Former isolation hospital in Ystrad, Wales

Tyntyla Isolation Hospital was an isolation hospital in Ystrad, Rhondda Cynon Taf, Wales. It was established in 1887 as the Ystradyfodwg Cottage Hospital, the first hospital in the Rhondda, and expanded in stages between 1897 and 1938. During the 1904 typhoid fever outbreak in the Rhondda the hospital held more than 50 patients at a time, above its design capacity of 36 beds, and by 1958 it had 118 beds for the isolation and treatment of infectious diseases, tuberculosis and chest conditions. The hospital joined the National Health Service in 1948 and closed in November 1991. The site is occupied by Priory Hospital Tŷ Cwm Rhondda, a private mental health hospital.

==History==

Established in 1887 as the Ystradyfodwg Cottage Hospital, it was the first hospital in the Rhondda, initially comprising a small four-bed ward for the treatment of infectious diseases. The hospital was gradually expanded between 1897 and 1938 and became part of the National Health Service in 1948 under the administration of the Pontypridd and Rhondda Hospital Management Committee.

===Rhondda typhoid fever outbreak of 1904===

The hospital treated patients during a typhoid fever epidemic in the Rhondda Urban District in 1904. It stood about 230 yd from the suspected source of the outbreak in the Tyntyla water supply.

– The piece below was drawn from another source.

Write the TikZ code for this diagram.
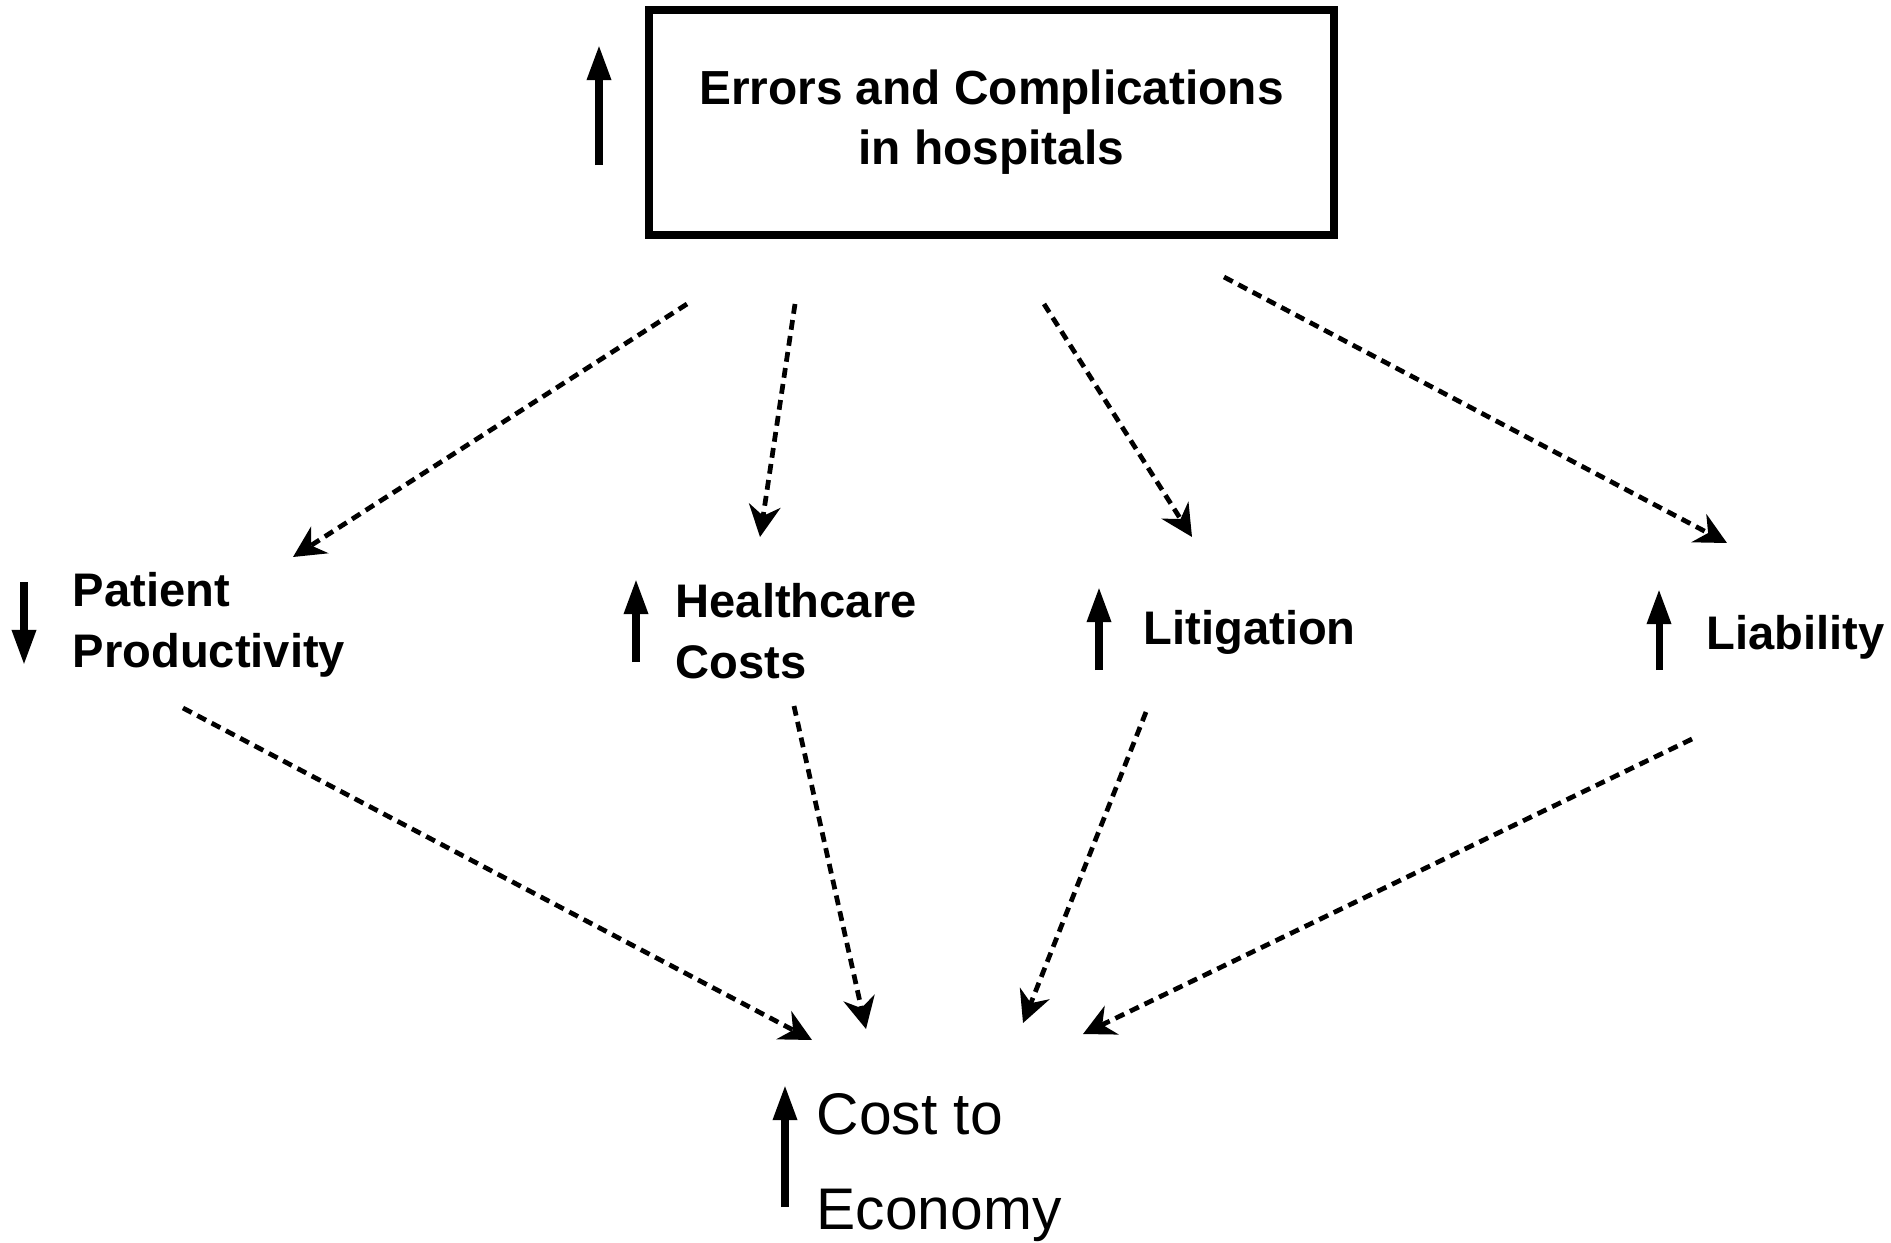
\documentclass[tikz,border=0pt]{standalone}
\usepackage{fontspec}
\setmainfont{Liberation Sans}
\usetikzlibrary{arrows.meta}
\begin{document}
\begin{tikzpicture}[x=0.01cm,y=-0.01cm,
  flow/.style={dash pattern=on 2.8pt off 1.8pt, line width=1.35pt, -{Stealth[length=9pt,width=9pt]}},
  trend/.style={line width=2pt, -{Triangle[length=10pt,width=6.5pt]}},
  lbl/.style={font=\fontsize{13.4}{17.5}\selectfont\bfseries, align=left, anchor=west, inner sep=0pt},
  topbox/.style={draw, line width=2.2pt, minimum width=6.85cm, minimum height=2.25cm, align=center,
    font=\fontsize{13.6}{17.1}\selectfont\bfseries},
  botlbl/.style={font=\fontsize{16.7}{27}\selectfont, align=left, anchor=west, inner sep=0pt}
  ]
\useasboundingbox[fill=white] (0,0) rectangle (1891,1242);

% nodes
\node[topbox] (err) at (991.5,122.5) {Errors and Complications\\in hospitals};
\node[lbl] (pp) at (72,625) {Patient\\Productivity};
\node[lbl] (hc) at (675,631) {Healthcare\\Costs};
\node[lbl] (lit) at (1143,632) {Litigation};
\node[lbl] (lia) at (1706,637) {Liability};
\node[botlbl] (cost) at (816,1168) {Cost to\\Economy};

% trend arrows
\coordinate (e0) at (599,165); \coordinate (e1) at (599,45);
\coordinate (p0) at (24,582);  \coordinate (p1) at (24,665);
\coordinate (h0) at (636,662); \coordinate (h1) at (636,579);
\coordinate (l0) at (1099,670); \coordinate (l1) at (1099,587);
\coordinate (b0) at (1659,670); \coordinate (b1) at (1659,589);
\coordinate (c0) at (785,1207); \coordinate (c1) at (785,1085);
\draw[trend] (e0) -- (e1);
\draw[trend] (p0) -- (p1);
\draw[trend] (h0) -- (h1);
\draw[trend] (l0) -- (l1);
\draw[trend] (b0) -- (b1);
\draw[trend] (c0) -- (c1);

% connector ends
\coordinate (s1) at (687,304);  \coordinate (t1) at (293,557);
\coordinate (s2) at (795,304);  \coordinate (t2) at (760,537);
\coordinate (s3) at (1044,304); \coordinate (t3) at (1192,537);
\coordinate (s4) at (1224,277); \coordinate (t4) at (1727,543);
\coordinate (s5) at (183,708);  \coordinate (t5) at (812,1040);
\coordinate (s6) at (794,706);  \coordinate (t6) at (866,1029);
\coordinate (s7) at (1146,712); \coordinate (t7) at (1023,1023);
\coordinate (s8) at (1692,739); \coordinate (t8) at (1083,1034);

\draw[flow] (s1) -- (t1);
\draw[flow] (s2) -- (t2);
\draw[flow] (s3) -- (t3);
\draw[flow] (s4) -- (t4);
\draw[flow] (s5) -- (t5);
\draw[flow] (s6) -- (t6);
\draw[flow] (s7) -- (t7);
\draw[flow] (s8) -- (t8);
\end{tikzpicture}
\end{document}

By 11 November 1904 it contained 61 patients, 38 of whom had typhoid fever.

Although designed for 36 beds, the hospital housed more than 50 patients at a time during the epidemic. Additional beds, bedding and equipment were ordered, and both the newer 32-bed block and the original four-bed building were used. The nursing staff was supplemented by extra nurses, some working at the hospital while others acted as district nurses under the superintendence of the Medical Officer of Health.

In total 399 cases of typhoid fever were notified across the district, 373 (93.4%) of them in the area served by the contaminated Tyntyla water supply.

===Later history===

By 1958 the hospital had 118 beds for the isolation and treatment of infectious diseases, tuberculosis and chest conditions.

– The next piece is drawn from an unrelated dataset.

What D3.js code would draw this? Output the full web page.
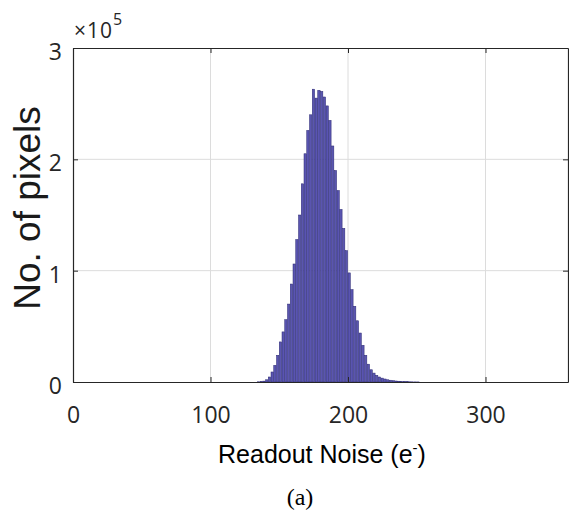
<!DOCTYPE html>
<html>
<head>
<meta charset="utf-8">
<script src="https://cdn.jsdelivr.net/npm/d3@7"></script>
<style>
  body { margin: 0; background: #fff; }
  svg { display: block; }
</style>
</head>
<body>
<svg id="chart" width="569" height="515"></svg>
<script>
// histogram bins (left edge, e-) and counts (x 10^5 pixels)
var binWidth = 2;
var binEdges = [134, 136, 138, 140, 142, 144, 146, 148, 150, 152, 154, 156, 158, 160, 162, 164,
  166, 168, 170, 172, 174, 176, 178, 180, 182, 184, 186, 188, 190, 192, 194, 196, 198, 200,
  202, 204, 206, 208, 210, 212, 214, 216, 218, 220, 222, 224, 226, 228, 230, 232, 234, 236,
  238, 240, 242, 244, 246, 248, 250];
var binCounts = [0.002, 0.004, 0.008, 0.02, 0.045, 0.09, 0.15, 0.24, 0.36, 0.45, 0.56, 0.70, 0.88, 1.06, 1.28, 1.50,
  1.78, 2.05, 2.26, 2.40, 2.63, 2.55, 2.62, 2.61, 2.56, 2.48, 2.35, 2.12, 1.90, 1.72, 1.55, 1.38, 1.18, 0.98,
  0.83, 0.68, 0.55, 0.44, 0.33, 0.24, 0.16, 0.11, 0.08, 0.06, 0.045, 0.035, 0.027, 0.02, 0.016, 0.012, 0.009, 0.007,
  0.005, 0.004, 0.003, 0.002, 0.0015, 0.001, 0.0008];
var xTicks = [0, 100, 200, 300];
var yTicks = [0, 1, 2, 3];

main();

function main() {
  var svg = d3.select('#chart');
  var plotLeft = 73, plotRight = 568, plotTop = 48, plotBottom = 382;

  var x = d3.scaleLinear().domain([0, 360]).range([plotLeft, plotRight]);
  var y = d3.scaleLinear().domain([0, 3]).range([plotBottom, plotTop]);

  var tickColor = '#262626';
  var tickFont = '"Open Sans", sans-serif';

  // grid lines
  svg.append('g')
    .selectAll('line')
    .data(xTicks.slice(1))
    .enter().append('line')
    .attr('x1', function(d) { return x(d); })
    .attr('x2', function(d) { return x(d); })
    .attr('y1', plotTop)
    .attr('y2', plotBottom)
    .attr('stroke', '#dcdcdc')
    .attr('stroke-width', 1);

  svg.append('g')
    .selectAll('line')
    .data(yTicks.slice(1, 3))
    .enter().append('line')
    .attr('x1', plotLeft)
    .attr('x2', plotRight)
    .attr('y1', function(d) { return y(d); })
    .attr('y2', function(d) { return y(d); })
    .attr('stroke', '#dcdcdc')
    .attr('stroke-width', 1);

  // bars
  svg.append('g')
    .selectAll('rect')
    .data(binEdges)
    .enter().append('rect')
    .attr('x', function(d) { return x(d); })
    .attr('width', function(d) { return x(d + binWidth) - x(d) - 0.4; })
    .attr('y', function(d, i) { return y(binCounts[i]); })
    .attr('height', function(d, i) { return plotBottom - y(binCounts[i]); })
    .attr('fill', '#5a55b0')
    .attr('stroke', '#2b2872')
    .attr('stroke-width', 0.5);

  // axes box, ticks pointing inward like matlab
  var xAxis = d3.axisBottom(x).tickValues(xTicks).tickSizeInner(-5).tickSizeOuter(0).tickPadding(25);
  var yAxis = d3.axisLeft(y).tickValues(yTicks).tickSizeInner(-5).tickSizeOuter(0).tickPadding(11)
    .tickFormat(d3.format('d'));

  svg.append('g').attr('transform', 'translate(0,' + plotBottom + ')').call(xAxis);
  var gy = svg.append('g').attr('transform', 'translate(' + plotLeft + ',0)').call(yAxis);

  svg.append('g').attr('transform', 'translate(0,' + plotTop + ')')
    .call(d3.axisTop(x).tickValues(xTicks).tickSizeInner(-5).tickSizeOuter(0).tickFormat(''));
  svg.append('g').attr('transform', 'translate(' + plotRight + ',0)')
    .call(d3.axisRight(y).tickValues(yTicks).tickSizeInner(-5).tickSizeOuter(0).tickFormat(''));

  svg.selectAll('.domain').attr('stroke', tickColor).attr('stroke-width', 1.2);
  svg.selectAll('.tick line').attr('stroke', tickColor);
  svg.selectAll('.tick text')
    .attr('fill', tickColor)
    .style('font-family', tickFont)
    .style('font-size', '23px');
  gy.selectAll('.tick text').attr('dy', '0.5em');

  // exponent label
  var expo = svg.append('text')
    .attr('x', plotLeft + 1)
    .attr('y', 38)
    .attr('fill', tickColor)
    .style('font-family', tickFont)
    .style('font-size', '21px')
    .style('letter-spacing', '1px');
  expo.append('tspan').text('\u00d710');
  expo.append('tspan').attr('dy', -13).style('font-size', '16px').text('5');

  // axis titles
  svg.append('text')
    .attr('transform', 'translate(40,208) rotate(-90)')
    .attr('text-anchor', 'middle')
    .attr('fill', '#1a1a1a')
    .style('font-family', '"Liberation Sans", Arial, sans-serif')
    .style('font-size', '37px')
    .text('No. of pixels');

  var xl = svg.append('text')
    .attr('x', 322)
    .attr('y', 463)
    .attr('text-anchor', 'middle')
    .attr('fill', '#000')
    .style('font-family', '"Liberation Sans", Arial, sans-serif')
    .style('font-size', '25px');
  xl.append('tspan').text('Readout Noise (e');
  xl.append('tspan').attr('dy', -10).style('font-size', '15px').text('-');
  xl.append('tspan').attr('dy', 10).text(')');

  svg.append('text')
    .attr('x', 300)
    .attr('y', 505)
    .attr('text-anchor', 'middle')
    .attr('fill', '#000')
    .style('font-family', '"Liberation Serif", "Times New Roman", serif')
    .style('font-size', '24px')
    .text('(a)');
}
</script>
</body>
</html>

During the 1962 smallpox outbreak in Wales, volunteers from the hospital provided nursing staff for the designated smallpox hospital on Penrhys mountain.

===Closure and later use===

The hospital closed in November 1991.

The site is occupied by Priory Hospital Tŷ Cwm Rhondda, a private low secure mental health hospital for men with complex mental health needs, operated by the Priory Group.